- _Objective_: Restate the span of lines that starts with the line containing "Clone this chart in matplotlib." and ends with the line containing "plt.rcParams['font.family'] = ['Liberation", word for word, including both, with nothing else.

- _Information provided_:
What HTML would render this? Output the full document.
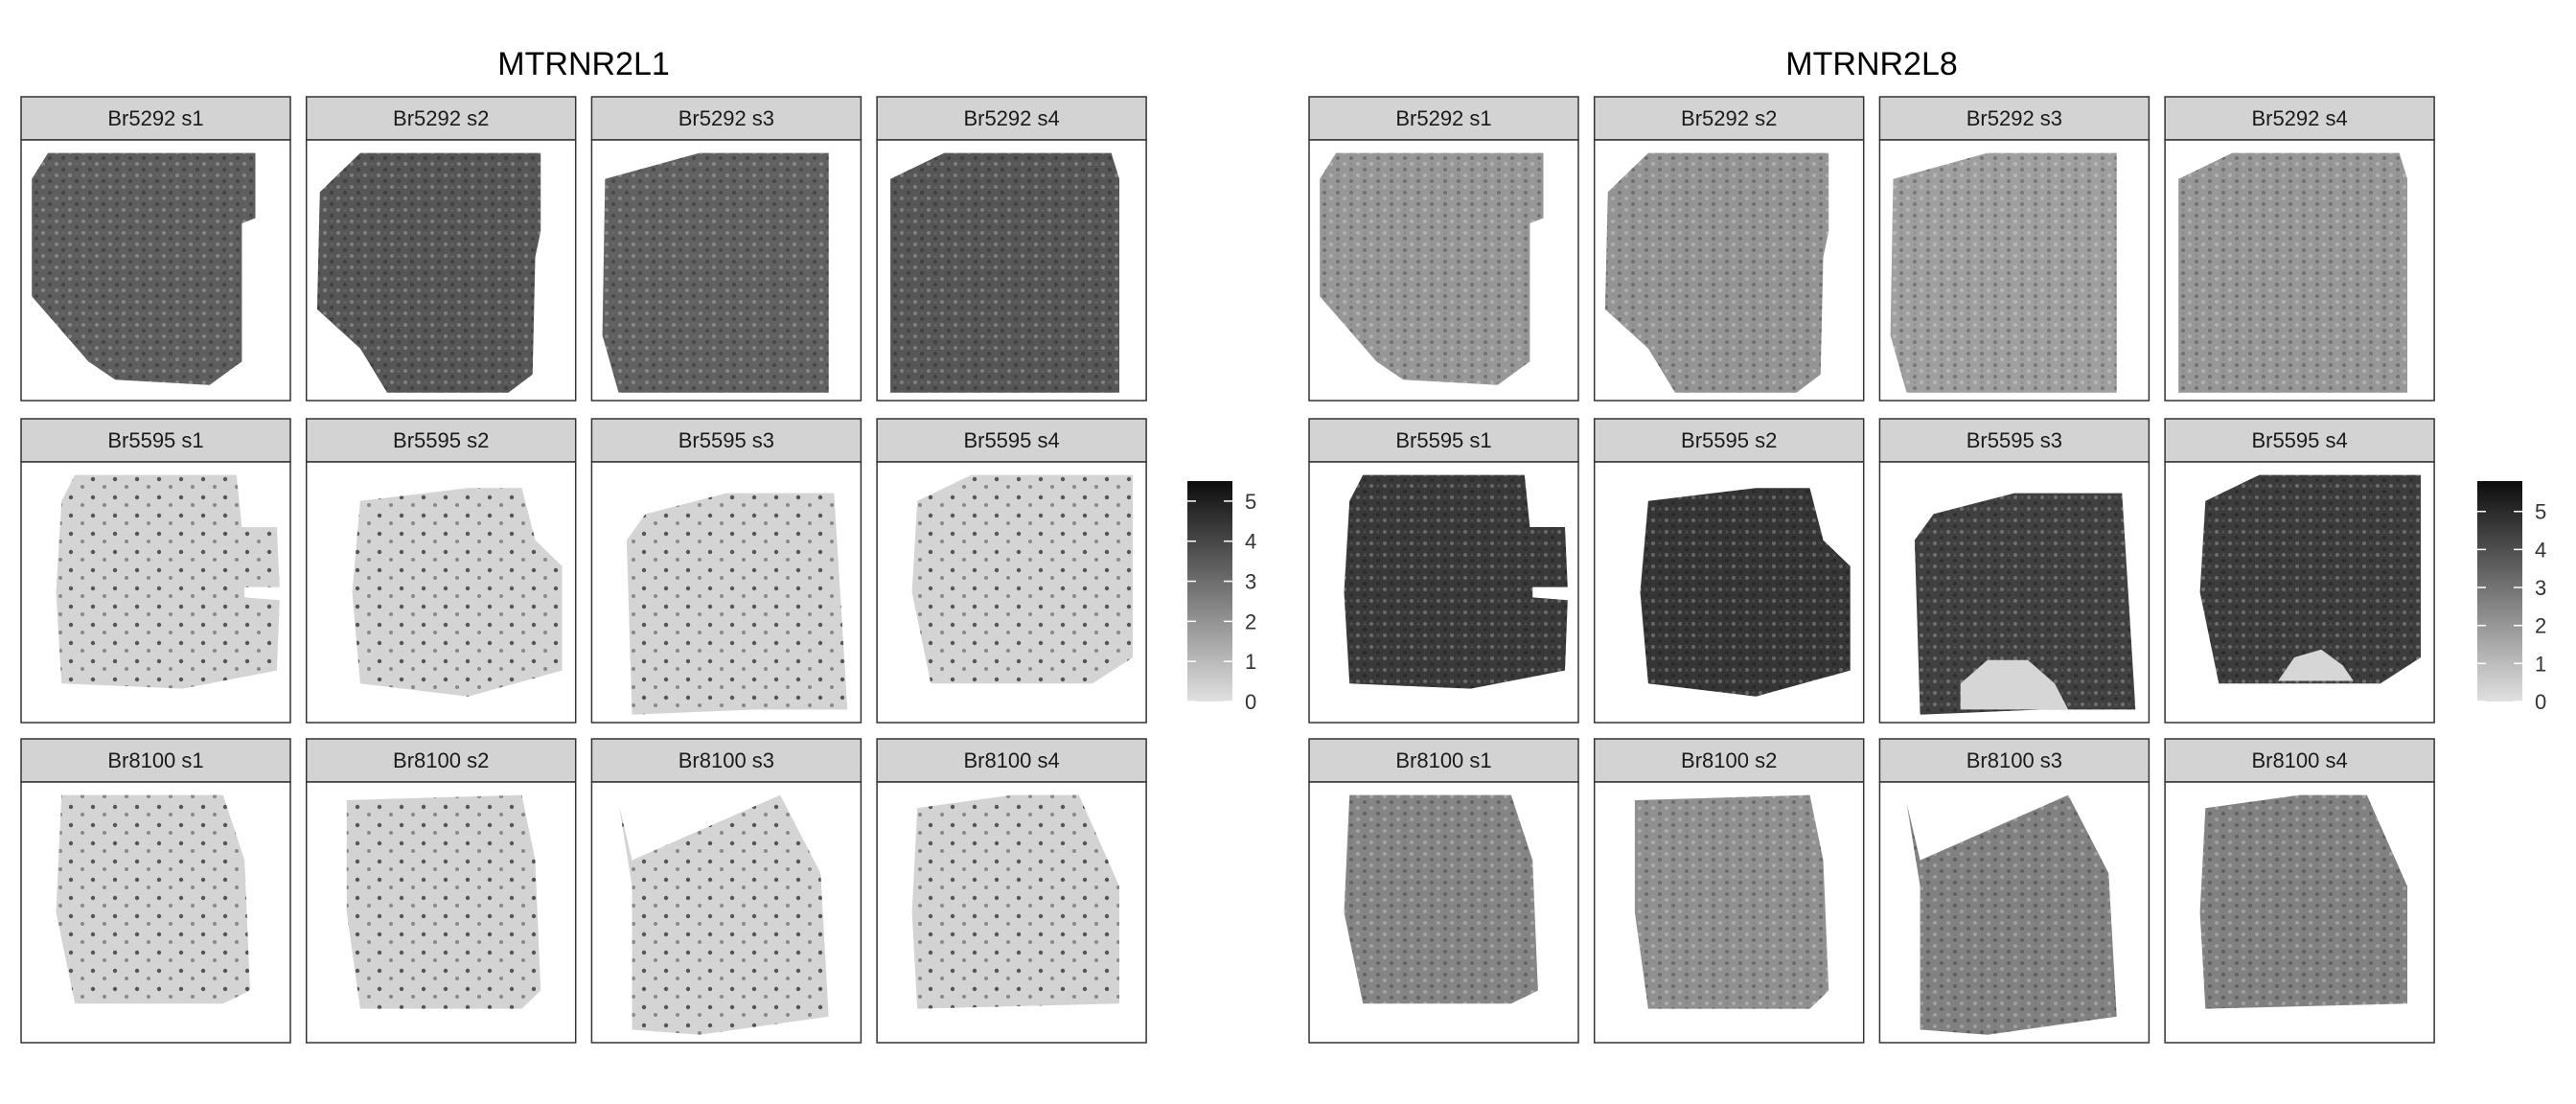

* * *

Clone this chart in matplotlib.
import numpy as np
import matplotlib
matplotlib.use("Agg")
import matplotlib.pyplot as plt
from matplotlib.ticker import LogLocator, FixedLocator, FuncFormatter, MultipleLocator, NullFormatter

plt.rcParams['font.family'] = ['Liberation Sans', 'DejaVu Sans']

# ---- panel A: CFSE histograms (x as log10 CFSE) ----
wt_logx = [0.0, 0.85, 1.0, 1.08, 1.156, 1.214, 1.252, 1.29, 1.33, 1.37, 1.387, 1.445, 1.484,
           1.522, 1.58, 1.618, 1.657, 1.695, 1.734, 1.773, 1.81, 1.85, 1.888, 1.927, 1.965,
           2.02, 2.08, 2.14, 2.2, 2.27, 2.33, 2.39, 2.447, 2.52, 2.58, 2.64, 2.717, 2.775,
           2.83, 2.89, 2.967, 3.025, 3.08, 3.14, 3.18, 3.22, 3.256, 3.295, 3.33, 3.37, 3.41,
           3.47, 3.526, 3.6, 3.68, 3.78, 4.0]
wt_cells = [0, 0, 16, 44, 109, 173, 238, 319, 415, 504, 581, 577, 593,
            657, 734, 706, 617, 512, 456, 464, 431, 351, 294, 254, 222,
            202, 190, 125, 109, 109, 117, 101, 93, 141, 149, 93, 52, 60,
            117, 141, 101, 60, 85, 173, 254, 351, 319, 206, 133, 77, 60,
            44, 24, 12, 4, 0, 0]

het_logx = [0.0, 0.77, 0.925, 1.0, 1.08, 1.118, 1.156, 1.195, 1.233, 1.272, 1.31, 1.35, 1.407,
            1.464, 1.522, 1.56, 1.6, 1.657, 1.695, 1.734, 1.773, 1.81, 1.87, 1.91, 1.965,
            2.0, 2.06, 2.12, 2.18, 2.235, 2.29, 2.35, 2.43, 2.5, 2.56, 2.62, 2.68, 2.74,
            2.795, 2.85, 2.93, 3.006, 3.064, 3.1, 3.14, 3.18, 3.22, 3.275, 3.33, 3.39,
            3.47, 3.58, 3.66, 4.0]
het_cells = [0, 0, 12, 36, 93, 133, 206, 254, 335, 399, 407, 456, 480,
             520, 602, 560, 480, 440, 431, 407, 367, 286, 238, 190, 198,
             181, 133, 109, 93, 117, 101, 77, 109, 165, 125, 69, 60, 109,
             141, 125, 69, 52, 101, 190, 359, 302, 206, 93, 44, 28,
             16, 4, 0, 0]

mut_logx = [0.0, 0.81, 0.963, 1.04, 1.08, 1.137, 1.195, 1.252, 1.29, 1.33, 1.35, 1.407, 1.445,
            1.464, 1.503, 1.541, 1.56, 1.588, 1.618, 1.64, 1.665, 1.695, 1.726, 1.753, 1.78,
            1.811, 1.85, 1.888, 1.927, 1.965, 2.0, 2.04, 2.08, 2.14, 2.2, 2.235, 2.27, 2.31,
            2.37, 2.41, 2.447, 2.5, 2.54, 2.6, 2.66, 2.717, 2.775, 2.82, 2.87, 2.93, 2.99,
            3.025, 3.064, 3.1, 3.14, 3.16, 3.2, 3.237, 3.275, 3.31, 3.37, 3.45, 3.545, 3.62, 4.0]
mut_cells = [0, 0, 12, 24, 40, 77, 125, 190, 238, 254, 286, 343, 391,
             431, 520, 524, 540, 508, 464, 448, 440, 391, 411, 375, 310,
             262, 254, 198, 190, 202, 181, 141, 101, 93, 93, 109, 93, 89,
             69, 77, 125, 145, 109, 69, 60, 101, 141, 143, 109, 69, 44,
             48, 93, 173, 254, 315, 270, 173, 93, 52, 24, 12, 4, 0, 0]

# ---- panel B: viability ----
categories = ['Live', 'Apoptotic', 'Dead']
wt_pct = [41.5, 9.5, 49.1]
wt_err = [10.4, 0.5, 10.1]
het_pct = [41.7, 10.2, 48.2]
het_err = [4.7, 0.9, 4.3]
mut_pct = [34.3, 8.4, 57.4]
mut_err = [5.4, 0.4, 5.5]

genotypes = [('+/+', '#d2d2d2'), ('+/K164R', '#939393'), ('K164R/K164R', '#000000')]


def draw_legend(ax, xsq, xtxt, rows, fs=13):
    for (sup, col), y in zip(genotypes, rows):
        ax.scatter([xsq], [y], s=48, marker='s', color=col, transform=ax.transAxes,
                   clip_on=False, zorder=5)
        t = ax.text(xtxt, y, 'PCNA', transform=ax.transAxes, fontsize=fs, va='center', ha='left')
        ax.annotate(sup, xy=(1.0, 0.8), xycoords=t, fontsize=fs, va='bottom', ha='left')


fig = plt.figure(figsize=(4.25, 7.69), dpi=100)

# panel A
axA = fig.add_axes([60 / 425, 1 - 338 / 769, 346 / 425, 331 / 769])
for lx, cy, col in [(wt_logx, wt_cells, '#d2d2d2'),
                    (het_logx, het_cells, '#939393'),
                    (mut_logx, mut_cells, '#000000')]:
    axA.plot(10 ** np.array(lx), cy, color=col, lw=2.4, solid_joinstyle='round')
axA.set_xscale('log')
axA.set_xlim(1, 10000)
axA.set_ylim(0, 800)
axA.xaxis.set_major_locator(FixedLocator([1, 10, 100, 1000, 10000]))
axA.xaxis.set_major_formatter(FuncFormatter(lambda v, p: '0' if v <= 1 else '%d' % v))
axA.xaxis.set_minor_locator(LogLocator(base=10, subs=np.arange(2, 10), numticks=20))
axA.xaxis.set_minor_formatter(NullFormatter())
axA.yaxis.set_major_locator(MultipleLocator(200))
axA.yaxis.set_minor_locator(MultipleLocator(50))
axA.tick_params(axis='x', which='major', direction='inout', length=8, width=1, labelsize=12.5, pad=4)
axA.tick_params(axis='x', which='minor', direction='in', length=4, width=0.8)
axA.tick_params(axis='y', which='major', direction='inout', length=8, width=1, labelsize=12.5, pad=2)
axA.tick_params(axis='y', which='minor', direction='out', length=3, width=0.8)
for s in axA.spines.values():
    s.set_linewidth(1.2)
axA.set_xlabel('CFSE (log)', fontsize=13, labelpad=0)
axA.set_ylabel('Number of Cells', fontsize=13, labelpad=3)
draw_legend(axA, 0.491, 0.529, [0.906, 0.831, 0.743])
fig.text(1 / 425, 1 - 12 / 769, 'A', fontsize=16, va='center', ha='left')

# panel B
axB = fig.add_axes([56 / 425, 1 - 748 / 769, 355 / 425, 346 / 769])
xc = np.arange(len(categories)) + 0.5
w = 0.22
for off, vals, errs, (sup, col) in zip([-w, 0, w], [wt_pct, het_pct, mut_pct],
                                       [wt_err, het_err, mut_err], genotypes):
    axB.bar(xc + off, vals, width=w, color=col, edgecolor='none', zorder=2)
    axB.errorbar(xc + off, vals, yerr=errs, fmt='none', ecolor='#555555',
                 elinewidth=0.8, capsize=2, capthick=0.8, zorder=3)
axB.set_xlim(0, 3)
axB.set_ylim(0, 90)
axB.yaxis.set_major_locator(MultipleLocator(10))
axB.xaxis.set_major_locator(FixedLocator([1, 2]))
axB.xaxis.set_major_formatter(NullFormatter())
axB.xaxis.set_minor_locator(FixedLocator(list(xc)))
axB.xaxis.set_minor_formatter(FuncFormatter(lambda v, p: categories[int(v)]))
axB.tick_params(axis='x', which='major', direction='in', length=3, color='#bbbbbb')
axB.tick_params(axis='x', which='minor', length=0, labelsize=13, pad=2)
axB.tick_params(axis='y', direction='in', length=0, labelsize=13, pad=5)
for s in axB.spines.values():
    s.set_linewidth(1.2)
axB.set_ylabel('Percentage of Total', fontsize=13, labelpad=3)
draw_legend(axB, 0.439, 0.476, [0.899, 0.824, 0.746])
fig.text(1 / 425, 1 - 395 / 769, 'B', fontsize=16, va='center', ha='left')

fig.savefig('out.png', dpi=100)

- _Exercise solution_:
Clone this chart in matplotlib.
import numpy as np
import matplotlib
matplotlib.use("Agg")
import matplotlib.pyplot as plt
from matplotlib.ticker import LogLocator, FixedLocator, FuncFormatter, MultipleLocator, NullFormatter

plt.rcParams['font.family'] = ['Liberation Sans', 'DejaVu Sans']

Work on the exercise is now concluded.